DC Ethics Opinion 284 (1998) addresses in some detail a lawyer's obligations when employing a temporary lawyer in the representation of a client. The principal issues are whether the use of such a lawyer must be disclosed to the client (a point mainly governed by Rule 1.4) and how the lawyer may bill the client for the temporary lawyer's time (which falls under Rule 1.5). As to the first, the Opinion concludes that disclosure is required only if the information would be material to the representation -- for example, if the temporary lawyer will not be available to complete the engagement. As to billing, the Opinion asserts that the time of the temporary lawyer can be charged for in the same fashion as if he or she were a regular employee, and the employing lawyer is under no obligation to disclose the actual cost of the temporary lawyer. However, if there is a division of fees with the temporary lawyer, notice to and consent by the client are required by Rule 1.5(e). And if the employing lawyer pays a "placement agency" for referral of the temporary lawyer, and passes on that charge to the client, no markup may be added to it, for otherwise the lawyer would be making a false or misleading statement about the lawyer's services, in violation of Rule 7.1(a) and Rule 8.4(c).

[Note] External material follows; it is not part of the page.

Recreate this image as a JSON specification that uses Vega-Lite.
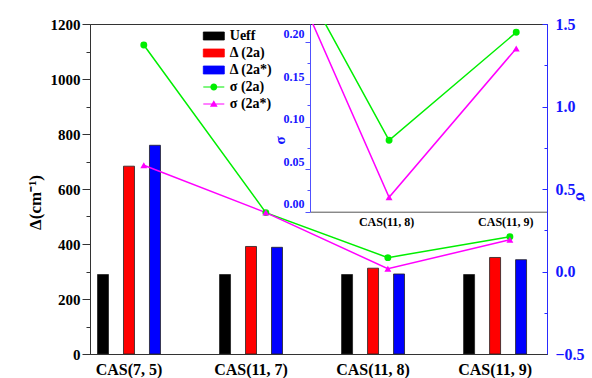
{
  "$schema": "https://vega.github.io/schema/vega-lite/v6.json",
  "width": 457,
  "height": 330,
  "autosize": {"type": "none"},
  "padding": {"left": 90, "top": 24, "right": 45, "bottom": 24},
  "background": "white",
  "config": {
    "view": {"stroke": "#333", "strokeWidth": 1},
    "font": "Liberation Serif",
    "axis": {"grid": false, "labelFont": "Liberation Serif", "titleFont": "Liberation Serif", "labelFontWeight": "bold", "titleFontWeight": "bold"}
  },
  "datasets": {
    "bars": [
      {"compound": "CAS(7, 5)", "series": "Ueff", "value": 289},
      {"compound": "CAS(7, 5)", "series": "Δ (2a)", "value": 683},
      {"compound": "CAS(7, 5)", "series": "Δ (2a*)", "value": 759},
      {"compound": "CAS(11, 7)", "series": "Ueff", "value": 289},
      {"compound": "CAS(11, 7)", "series": "Δ (2a)", "value": 391},
      {"compound": "CAS(11, 7)", "series": "Δ (2a*)", "value": 388},
      {"compound": "CAS(11, 8)", "series": "Ueff", "value": 289},
      {"compound": "CAS(11, 8)", "series": "Δ (2a)", "value": 312},
      {"compound": "CAS(11, 8)", "series": "Δ (2a*)", "value": 291},
      {"compound": "CAS(11, 9)", "series": "Ueff", "value": 289},
      {"compound": "CAS(11, 9)", "series": "Δ (2a)", "value": 351},
      {"compound": "CAS(11, 9)", "series": "Δ (2a*)", "value": 343}
    ],
    "sigma": [
      {"compound": "CAS(7, 5)", "idx": 1, "series": "σ (2a)", "sigma": 1.373},
      {"compound": "CAS(11, 7)", "idx": 2, "series": "σ (2a)", "sigma": 0.357},
      {"compound": "CAS(11, 8)", "idx": 3, "series": "σ (2a)", "sigma": 0.084},
      {"compound": "CAS(11, 9)", "idx": 4, "series": "σ (2a)", "sigma": 0.211},
      {"compound": "CAS(7, 5)", "idx": 1, "series": "σ (2a*)", "sigma": 0.644},
      {"compound": "CAS(11, 7)", "idx": 2, "series": "σ (2a*)", "sigma": 0.357},
      {"compound": "CAS(11, 8)", "idx": 3, "series": "σ (2a*)", "sigma": 0.017},
      {"compound": "CAS(11, 9)", "idx": 4, "series": "σ (2a*)", "sigma": 0.192}
    ]
  },
  "layer": [
    {
      "data": {"name": "bars"},
      "mark": {"type": "bar", "stroke": "#222", "strokeWidth": 0.8},
      "encoding": {
        "x": {
          "field": "compound", "type": "nominal", "sort": null,
          "scale": {"type": "band", "domain": ["CAS(7, 5)", "CAS(11, 7)", "CAS(11, 8)", "CAS(11, 9)"], "paddingInner": 0.361, "paddingOuter": 0.053, "align": 0},
          "axis": {
            "title": null, "orient": "bottom", "offset": 0, "labelAngle": 0, "ticks": false,
            "domainColor": "#333", "labelFontSize": 16, "labelColor": "black",
            "labelPadding": 7, "zindex": 1,
            "encode": {"labels": {"update": {"dy": {"signal": "datum.value === 'CAS(11, 7)' || datum.value === 'CAS(11, 9)' ? 3 : 0"}}}}
          }
        },
        "xOffset": {
          "field": "series", "type": "nominal", "sort": null,
          "scale": {"domain": ["Ueff", "Δ (2a)", "Δ (2a*)"], "paddingInner": 0.577, "paddingOuter": 0.289}
        },
        "y": {
          "field": "value", "type": "quantitative",
          "scale": {"domain": [0, 1200], "nice": false},
          "axis": {
            "title": "Δ(cm⁻¹)", "orient": "left",
            "values": [0, 100, 200, 300, 400, 500, 600, 700, 800, 900, 1000, 1100, 1200],
            "labelExpr": "datum.value % 200 === 0 ? datum.label : ''",
            "format": "d",
            "tickSize": {"condition": {"test": "datum.value % 200 === 0", "value": 8}, "value": 4},
            "tickColor": "#333", "domainColor": "#333",
            "labelFontSize": 15, "labelColor": "black", "labelPadding": 2,
            "titleFontSize": 17, "titleColor": "black", "titlePadding": 6, "titleY": 178
          }
        },
        "color": {
          "field": "series", "type": "nominal",
          "scale": {"domain": ["Ueff", "Δ (2a)", "Δ (2a*)", "σ (2a)", "σ (2a*)"], "range": ["#000000", "#ff0000", "#0000ff", "#00ee00", "#ff00ff"]},
          "legend": {
            "orient": "none", "legendX": 116.8, "legendY": 5, "title": null, "padding": 0,
            "symbolSize": 196, "labelOffset": 9, "rowPadding": 3,
            "labelFont": "Liberation Serif", "labelFontWeight": "bold", "labelFontSize": 14, "labelColor": "black",
            "symbolOpacity": 1,
            "symbolType": {"expr": "datum.value === 'σ (2a)' ? 'M-1.5,-0.08H1.5V0.08H-1.5Z M0.5,0A0.5,0.5 0 1,1 -0.5,0A0.5,0.5 0 1,1 0.5,0Z' : datum.value === 'σ (2a*)' ? 'M-1.5,-0.08H1.5V0.08H-1.5Z M0,-0.55L0.55,0.4L-0.55,0.4Z' : 'M-1.5,-0.57H1.5V0.57H-1.5Z'"},
            "symbolStrokeColor": "#222",
            "symbolStrokeWidth": {"expr": "indexof(['Ueff', 'Δ (2a)', 'Δ (2a*)'], datum.value) >= 0 ? 0.8 : 0"}
          }
        }
      }
    },
    {
      "data": {"name": "sigma"},
      "mark": {"type": "line", "strokeWidth": 1.5},
      "encoding": {
        "x": {
          "field": "compound", "type": "nominal", "sort": null, "bandPosition": 0.69,
          "scale": {"type": "band", "domain": ["CAS(7, 5)", "CAS(11, 7)", "CAS(11, 8)", "CAS(11, 9)"], "paddingInner": 0.361, "paddingOuter": 0.053, "align": 0},
          "axis": null
        },
        "y": {
          "field": "sigma", "type": "quantitative",
          "scale": {"domain": [-0.5, 1.5], "nice": false, "zero": false},
          "axis": {
            "title": "σ", "orient": "right",
            "values": [-0.5, -0.25, 0, 0.25, 0.5, 0.75, 1, 1.25, 1.5],
            "labelExpr": "datum.value % 0.5 === 0 ? format(datum.value, '.1f') : ''",
            "tickSize": {"condition": {"test": "datum.value % 0.5 === 0", "value": -5}, "value": -3},
            "tickColor": "#2a2aff", "domainColor": "#2a2aff",
            "labelColor": "#1515ff", "labelFontSize": 16, "labelPadding": 13,
            "titleColor": "#1515ff", "titleFontSize": 17, "titleX": 33, "titleBaseline": "middle", "titleY": 172
          }
        },
        "color": {"field": "series", "type": "nominal", "legend": null},
        "order": {"field": "idx", "type": "quantitative"}
      }
    },
    {
      "data": {"name": "sigma"},
      "mark": {"type": "point", "filled": true, "opacity": 1, "size": 48},
      "encoding": {
        "x": {
          "field": "compound", "type": "nominal", "sort": null, "bandPosition": 0.69,
          "scale": {"type": "band", "domain": ["CAS(7, 5)", "CAS(11, 7)", "CAS(11, 8)", "CAS(11, 9)"], "paddingInner": 0.361, "paddingOuter": 0.053, "align": 0},
          "axis": null
        },
        "y": {
          "field": "sigma", "type": "quantitative",
          "scale": {"domain": [-0.5, 1.5], "nice": false, "zero": false},
          "axis": null
        },
        "color": {"field": "series", "type": "nominal", "legend": null},
        "shape": {"field": "series", "type": "nominal", "scale": {"domain": ["σ (2a)", "σ (2a*)"], "range": ["circle", "triangle-up"]}, "legend": null}
      }
    },
    {
      "data": {"name": "sigma"},
      "mark": {"type": "line", "strokeWidth": 1.5, "clip": true},
      "encoding": {
        "x": {
          "field": "idx", "type": "quantitative",
          "scale": {"domain": [2.378, 4.242], "range": [220, 457], "nice": false, "zero": false},
          "axis": {
            "title": null, "orient": "bottom", "offset": -142.3, "values": [3, 4],
            "labelExpr": "datum.value === 3 ? 'CAS(11, 8)' : 'CAS(11, 9)'",
            "ticks": false, "domainColor": "#555", "labelFontSize": 12, "labelColor": "black", "labelPadding": 5,
            "labelOffset": {"condition": {"test": "datum.value === 4", "value": -11}, "value": -3}
          }
        },
        "y": {
          "field": "sigma", "type": "quantitative",
          "scale": {"domain": [0, 0.2208], "range": [187.7, 0], "nice": false, "zero": false},
          "axis": {
            "title": "σ", "orient": "left", "offset": -220,
            "values": [0, 0.025, 0.05, 0.075, 0.1, 0.125, 0.15, 0.175, 0.2],
            "labelExpr": "abs(datum.value * 20 - round(datum.value * 20)) < 1e-6 ? format(datum.value, '.2f') : ''",
            "tickSize": {"condition": {"test": "abs(datum.value * 20 - round(datum.value * 20)) < 1e-6", "value": 5}, "value": 3},
            "labelOffset": -8, "labelPadding": 1,
            "domainColor": "#5050ff", "tickColor": "#5050ff",
            "labelColor": "#1515ff", "labelFontSize": 12,
            "titleColor": "#1515ff", "titleFontSize": 15, "titlePadding": -4, "titleY": 116
          }
        },
        "color": {"field": "series", "type": "nominal", "legend": null}
      }
    },
    {
      "data": {"name": "sigma"},
      "mark": {"type": "point", "filled": true, "opacity": 1, "size": 48, "clip": true},
      "encoding": {
        "x": {
          "field": "idx", "type": "quantitative",
          "scale": {"domain": [2.378, 4.242], "range": [220, 457], "nice": false, "zero": false},
          "axis": null
        },
        "y": {
          "field": "sigma", "type": "quantitative",
          "scale": {"domain": [0, 0.2208], "range": [187.7, 0], "nice": false, "zero": false},
          "axis": null
        },
        "color": {"field": "series", "type": "nominal", "legend": null},
        "shape": {"field": "series", "type": "nominal", "scale": {"domain": ["σ (2a)", "σ (2a*)"], "range": ["circle", "triangle-up"]}, "legend": null}
      }
    }
  ],
  "resolve": {"scale": {"x": "independent", "y": "independent"}}
}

DC Ethics Opinions 197 (1989) and 151 (1985) address the division of fees between a law firm and a lawyer designated as "of counsel" to the firm, in each instance opining that whether the "of counsel" is to be considered equivalent to a partner or associate in the law firm within the meaning of DR 2-107(A), so as to allow fee-sharing without preconditions, depends on the nature of the particular of counsel arrangement.

Similarly, DC Ethics Opinion 109 (1981) concluded that an undisclosed, unconsented-to division of a fee with a lawyer who purported to be but was not in fact a partner in the law firm was a violation of DR 2-107(A).

DC Ethics Opinion 65 (1979) concluded that it violated DR 2-107(A) for a law firm to include in an employment contract a provision that for the first two years after termination of a lawyer's employment with the firm the lawyer must pay the firm 40 percent of net billings received for work performed on behalf of a client of the former firm. DC Ethics Opinion 77, distinguishing this earlier opinion, found that an employment agreement providing liquidated damages for solicitation of the law firm's clients by a departing lawyer was not unethical.